**Dataset extract:**
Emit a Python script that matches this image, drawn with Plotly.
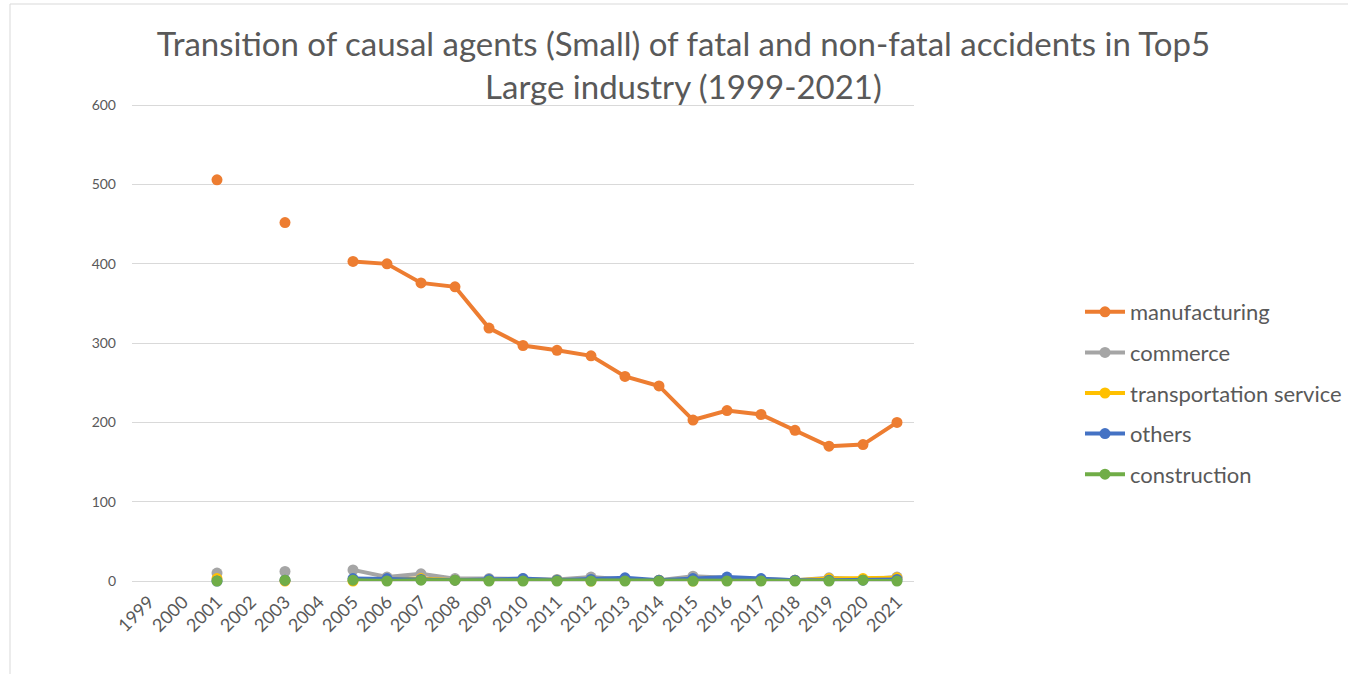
import plotly.graph_objects as go

years = list(range(1999, 2022))
year_labels = [str(y) for y in years]

manufacturing = [None, None, 506, None, 452, None, 403, 400, 376, 371, 319, 297, 291, 284,
                 258, 246, 203, 215, 210, 190, 170, 172, 200]
commerce = [None, None, 10, None, 12, None, 14, 5, 9, 3, 3, 3, 2, 5, 2, 1, 6, 4, 2, 1, 4, 2, 5]
transportation = [None, None, 3, None, 0, None, 0, 1, 3, 1, 1, 1, 1, 0, 1, 1, 0, 1, 1, 1, 3, 3, 4]
others = [None, None, 0, None, 1, None, 3, 3, 2, 1, 2, 3, 1, 2, 4, 1, 3, 5, 3, 1, 1, 1, 2]
construction = [None, None, 0, None, 1, None, 1, 0, 1, 1, 0, 0, 0, 0, 0, 0, 0, 0, 0, 0, 0, 1, 0]

series = [
    ("manufacturing", manufacturing, "#ED7D31"),
    ("commerce", commerce, "#A5A5A5"),
    ("transportation service", transportation, "#FFC000"),
    ("others", others, "#4472C4"),
    ("construction", construction, "#70AD47"),
]

fig = go.Figure()
for name, vals, color in series:
    fig.add_trace(go.Scatter(
        x=years, y=vals, name=name, mode="lines+markers",
        line=dict(color=color, width=4),
        marker=dict(color=color, size=11),
        connectgaps=False, cliponaxis=False, legendgroup=name,
    ))

L, R, T, B = 132, 434, 104, 93
W, H = 1348, 674
pw, ph = W - L - R, H - T - B

def px_x(p):
    return (p - L) / pw

def px_y(p):
    return (H - B - p) / ph

fig.update_layout(
    width=W, height=H,
    margin=dict(l=L, r=R, t=T, b=B, autoexpand=False),
    paper_bgcolor="white", plot_bgcolor="white",
    font=dict(family="Lato", color="#595959"),
    title=dict(
        text="Transition of causal agents (Small) of fatal and non-fatal accidents in Top5<br>Large industry (1999-2021)",
        x=0.507, xanchor="center", y=1 - 56 / H, yanchor="middle",
        font=dict(family="Lato", size=33, color="#595959"),
    ),
    xaxis=dict(
        range=[1998.5, 2021.5], tickmode="array", tickvals=years, ticktext=year_labels,
        tickangle=-45, showgrid=False, zeroline=False, showline=False,
        tickfont=dict(family="Lato", size=18, color="#595959"),
        ticklabelstandoff=6,
    ),
    yaxis=dict(
        range=[0, 601.6], tickmode="array", tickvals=[0, 100, 200, 300, 400, 500, 600],
        showgrid=True, gridcolor="#D9D9D9", gridwidth=1,
        zeroline=True, zerolinecolor="#D9D9D9", zerolinewidth=1, showline=False,
        tickfont=dict(family="Lato", size=14, color="#595959"),
        ticklabelstandoff=15,
    ),
    legend=dict(
        x=px_x(1080), y=px_y(393), xanchor="left", yanchor="middle",
        font=dict(family="Lato", size=22, color="#595959"),
        tracegroupgap=9, itemwidth=40, bgcolor="rgba(0,0,0,0)",
    ),
    showlegend=True,
    shapes=[
        dict(type="rect", xref="paper", yref="paper",
             x0=px_x(10), x1=px_x(1360), y0=px_y(690), y1=px_y(4),
             line=dict(color="#D9D9D9", width=1), fillcolor="rgba(0,0,0,0)", layer="below"),
    ],
)

fig.write_html("out.html", config={"displayModeBar": False},
               post_script="document.body.style.margin='0';")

**Given problem:** Restate the data word for word from its first line through the line with "year_labels = [str(y) for y in years]", leaving out any picture along the way.

**Solution for this exercise:**
Emit a Python script that matches this image, drawn with Plotly.
import plotly.graph_objects as go

years = list(range(1999, 2022))
year_labels = [str(y) for y in years]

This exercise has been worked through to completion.